Enfim, o Brasil galgou o século XXI, sendo que cabe à iniciativa privada desempenhar o seu papel, materializando a recente abertura. Os nefastos “produtos padronizados” foram sepultados, permanecendo no passado, na história já distante. O momento é de inovação. Não há mais desculpas para não ser promovida.

Como realizar a inovação? Só tem um caminho e ele é incontornável: especialização técnica! Não se constrói novas bases sem conhecimento adequado. O mercado de seguros precisa alcançar a qualidade exigida e já conhecida nos mercados desenvolvidos e maduros.

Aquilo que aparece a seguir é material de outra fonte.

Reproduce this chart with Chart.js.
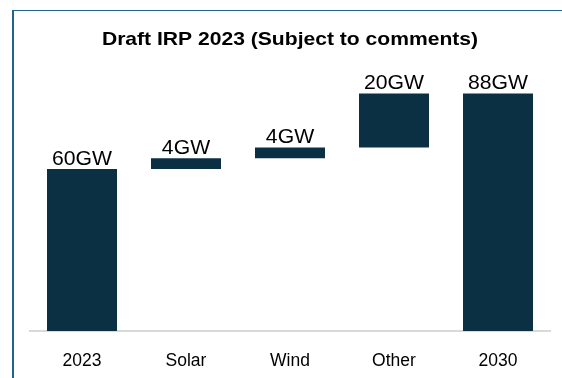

Não há paliativo, senão através do conhecimento especializado. As seguradoras, os corretores de seguros, os brokers e os resseguradores estrangeiros que operam no Brasil têm a obrigação de inovar, praticando aqui as bases exitosas já desenvolvidas lá fora. A fórmula é esta e não há outra.

 

9. O que fazer para o mercado deslanchar?

As seguradoras e corretoras de seguros deveriam adotar um sistema eficiente e inteligente de venda on-line, de fácil leitura e aplicação pelos segurados.

Adoção de vigorosa propaganda através de outdoors colocados em locais permitidos nas grandes cidades.

As seguradoras através da CNseg e da FenSeg deveriam adotar uma intensa campanha de divulgação dos seguros, através dos canais de televisão (aberta e paga). As operadoras de planos de saúde e a instituições financeiras já ocupam diariamente esse espaço midiático, com grande sucesso.

A Fenacor deve também participar dessa campanha. Os corretores de seguros têm uma missão hercúlea de divulgar os princípios básicos do seguro, adequando a qualidade das apólices de seus segurados, visando a melhor proteção possível e disponíveis para os riscos.

Os participantes do mercado – seguradores e corretores – devem estar sempre atentos às novidades dos mercados internacionais, buscando sempre aprimorar a qualidade dos seguros do mercado nacional.

 

10. Próximo passo

Mãos à obra securitários brasileiros!

 

* Marcello Gama é advogado e exerceu cargo executivo em resseguradora e grandes corretoras de seguros/resseguros. É especialista em avaliação/gestão de riscos, planejamento de mitigação de risco e colocação de riscos (mercado ressegurador), tendo realizado diversos treinamentos de equipes nas empresas onde atuou.